A good example of how heritage speakers have been specifically promoted for more than a decade can be found at the University of Regensburg. The so called 'secondos programme' (a term deriving from the 2nd migrant generation in Switzerland - a collective term originally used in Switzerland describing the children of foreign parents who grew up in, and were often born in, the destination country, and who received all or most of their schooling in the destination country) is designed for students who have grown up in Germany but have a second language and cultural background. The programme is open to all subjects and follows a simple concept: Students spend their first year at their home university, the second year at a partner university abroad where their heritage language is spoken, and the third year back at their alma mater. The students of the programme attend the same seminars and lectures as their fellow students. However, they must also attend several supplementary courses — including cultural studies and intensive language lessons. Many students have spoken their heritage language with their parents at home, but have no experience in reading and writing in that language (or not at the level required for studies at HE), so good preparation is decisive for the success of the stay abroad. During their stay at the partner university abroad, they are naturally integrated in the local curriculum and attend modules together with local students. 

By going through this experience, students get to know their parents’ country from a new perspective. Suddenly, this country that was previously understood and labelled as simply their ‘home country’ is transformed into a country with new facets. The change of perspective experienced through this kind of academic mobility promotes an awareness of the student’s own trans- and interculturality and ultimately leads to a strengthening of their identity as a bicultural being. As a global citizen, being able to move interculturally at home and on the international stage is an important and useful skill. 

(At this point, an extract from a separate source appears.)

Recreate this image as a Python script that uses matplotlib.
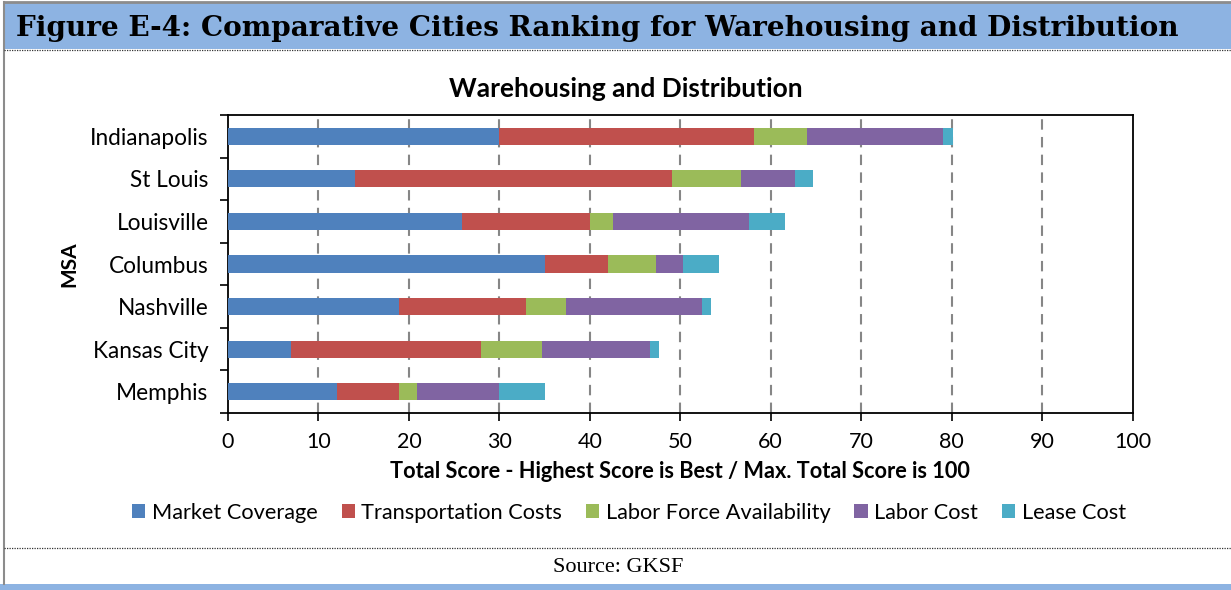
"""Comparative cities ranking for warehousing and distribution (stacked bars)."""

import matplotlib.pyplot as plt
from matplotlib.lines import Line2D
from matplotlib.patches import Patch, Rectangle

cities = ["Indianapolis", "St Louis", "Louisville", "Columbus",
          "Nashville", "Kansas City", "Memphis"]
market_coverage = [30.0, 14.0, 25.9, 35.1, 18.9, 7.0, 12.0]
transportation_costs = [28.1, 35.1, 14.1, 6.9, 14.0, 21.0, 6.9]
labor_force = [5.9, 7.6, 2.6, 5.3, 4.5, 6.7, 2.0]
labor_cost = [15.0, 6.0, 15.0, 3.0, 15.0, 12.0, 9.1]
lease_cost = [1.1, 2.0, 4.0, 4.0, 1.0, 1.0, 5.0]

series_names = ["Market Coverage", "Transportation Costs", "Labor Force Availability",
                "Labor Cost", "Lease Cost"]
series_colors = ["#4F81BD", "#C0504D", "#9BBB59", "#8064A2", "#4BACC6"]
x_ticks = [0, 10, 20, 30, 40, 50, 60, 70, 80, 90, 100]

W, H = 1231, 590
BAND = "#8DB3E2"
SANS = ["Lato", "DejaVu Sans"]


def fx(px):
    return px / W


def fy(py):
    return 1 - py / H


fig = plt.figure(figsize=(W / 100, H / 100), dpi=100)

# header band, frame and footer
fig.patches.append(Rectangle((fx(4), fy(49)), 1 - fx(4), fy(3) - fy(49),
                             transform=fig.transFigure, facecolor=BAND, edgecolor="none"))
fig.patches.append(Rectangle((0, 0), 1, fy(584), transform=fig.transFigure,
                             facecolor=BAND, edgecolor="none"))
fig.lines.append(Line2D([fx(4), 1], [fy(2), fy(2)], transform=fig.transFigure,
                        color="#8C8C8C", lw=2))
fig.lines.append(Line2D([fx(4), fx(4)], [fy(2), fy(584)], transform=fig.transFigure,
                        color="#8C8C8C", lw=1.5))
for y in (50, 548):
    fig.lines.append(Line2D([fx(4), 1], [fy(y), fy(y)], transform=fig.transFigure,
                            color="#333333", lw=0.9, linestyle=(0, (1, 1))))

fig.text(fx(597), fy(28), "Figure E-4: Comparative Cities Ranking for Warehousing and Distribution",
         ha="center", va="center", fontsize=20.1, fontweight="bold", family="DejaVu Serif")
fig.text(fx(618), fy(568), "Source: GKSF", ha="center", va="center",
         fontsize=16, family="Liberation Serif")

ax = fig.add_axes([fx(228), fy(413), fx(1132.5) - fx(228), fy(115) - fy(413)])

pos = list(range(len(cities)))
left = [0.0] * len(cities)
for vals, name, color in zip([market_coverage, transportation_costs, labor_force,
                              labor_cost, lease_cost], series_names, series_colors):
    ax.barh(pos, vals, left=left, height=0.4, color=color, label=name, zorder=3)
    left = [a + b for a, b in zip(left, vals)]

ax.set_xlim(0, 100)
ax.set_ylim(len(cities) - 0.5, -0.5)
ax.set_xticks(x_ticks)
ax.set_xticklabels([str(t) for t in x_ticks], family=SANS, fontsize=15.5)
ax.set_yticks([i - 0.5 for i in range(len(cities) + 1)])
ax.set_yticklabels([])
ax.set_yticks(pos, minor=True)
ax.set_yticklabels(cities, minor=True, family=SANS, fontsize=16.3)
ax.tick_params(axis="y", which="major", length=6, width=1.2, direction="out")
ax.tick_params(axis="y", which="minor", length=0, pad=14)
ax.tick_params(axis="x", length=6, width=1.2, direction="out", pad=8)

for t in x_ticks[1:-1]:
    ax.axvline(t, color="#868686", lw=1.5, linestyle=(0, (5, 3.5)), zorder=1)

for side in ax.spines.values():
    side.set_linewidth(1.3)

fig.text(fx(626), fy(89), "Warehousing and Distribution", ha="center", va="center",
         family=SANS, fontsize=19, fontweight="bold")
ax.set_xlabel("Total Score - Highest Score is Best / Max. Total Score is 100",
              family=SANS, fontsize=15.7, fontweight="bold", labelpad=6)
ax.set_ylabel("MSA", family=SANS, fontsize=15, fontweight="bold", labelpad=8)

handles = [Patch(facecolor=c) for c in series_colors]
fig.legend(handles, series_names, loc="center", bbox_to_anchor=(fx(629), fy(513)),
           ncol=5, frameon=False, prop={"family": SANS, "size": 15.7},
           handlelength=0.6, handleheight=0.6, handletextpad=0.3, columnspacing=1.1)

fig.savefig("out.png", dpi=100)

Seizing the opportunity of heritage languages 

In Europe, we have the opportunity to further develop existing practices in various languages and promote the value of language skills through targeted, customised measures. This does not have to be a full programme such as the one at the University of Regensburg, but can start with independent semesters, individual modules, or summer schools as first steps to valorise the existing skills of students. Bern University of Applied Sciences, for example, has started to offer individual interdepartmental elective modules (BFH diagonal) such as ‘Language Skills for the Professional World’, ‘Guaraná com Chocolate - Brazilian Swiss exchange (COIL)’ and ‘I speak bilingual: Learning German/French with and from each other’, to name a few. A common goal of these modules is to deepen the knowledge of existing skills by recognising, acknowledging, validating and supporting the students to empower themselves during the learning process. Applying and developing these skills for professional purposes in the target language, via role play, real life experiences, excursions, and working in groups, are just some activities to foster pre-existing skills and competences linked to heritage languages. 

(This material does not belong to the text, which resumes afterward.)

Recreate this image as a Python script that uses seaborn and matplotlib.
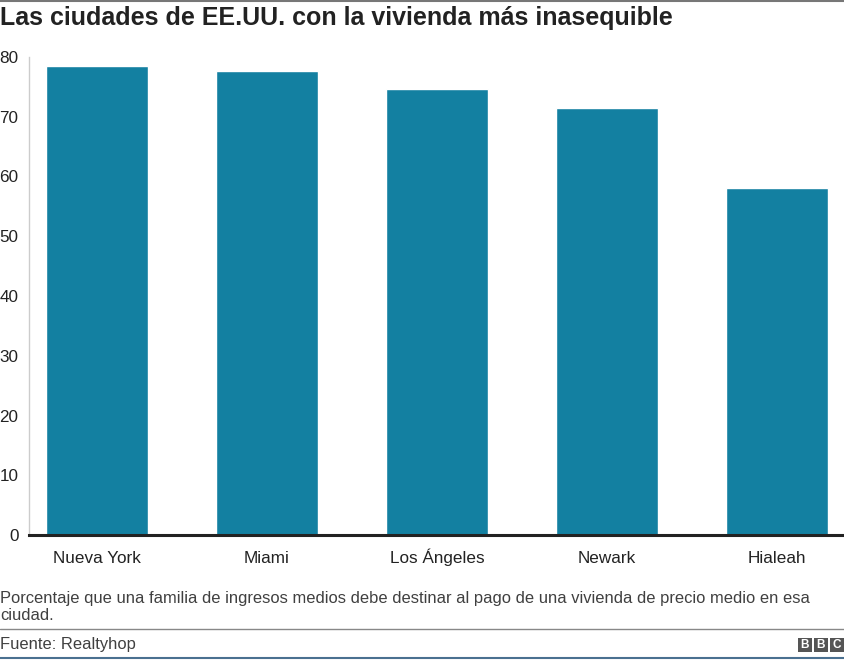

It is high time we seized the opportunity by working together to promote heritage languages through curriculum design in (international) higher education. It is a wonderful opportunity to look at internationalisation through another lens by unveiling and recognising existing multilingualism and multiculturalism in your own institution. By unlocking these resources, one can foster internationalisation of the curriculum with simple, purposive measures. And last but not least, there is the opportunity to gain new agile and innovative forms of international student mobility which offer the participating partner institutions new opportunities to raise their profile and simultaneously have a high impact on society and foster sustainability by contributing to more equal, diversity-oriented inclusive education.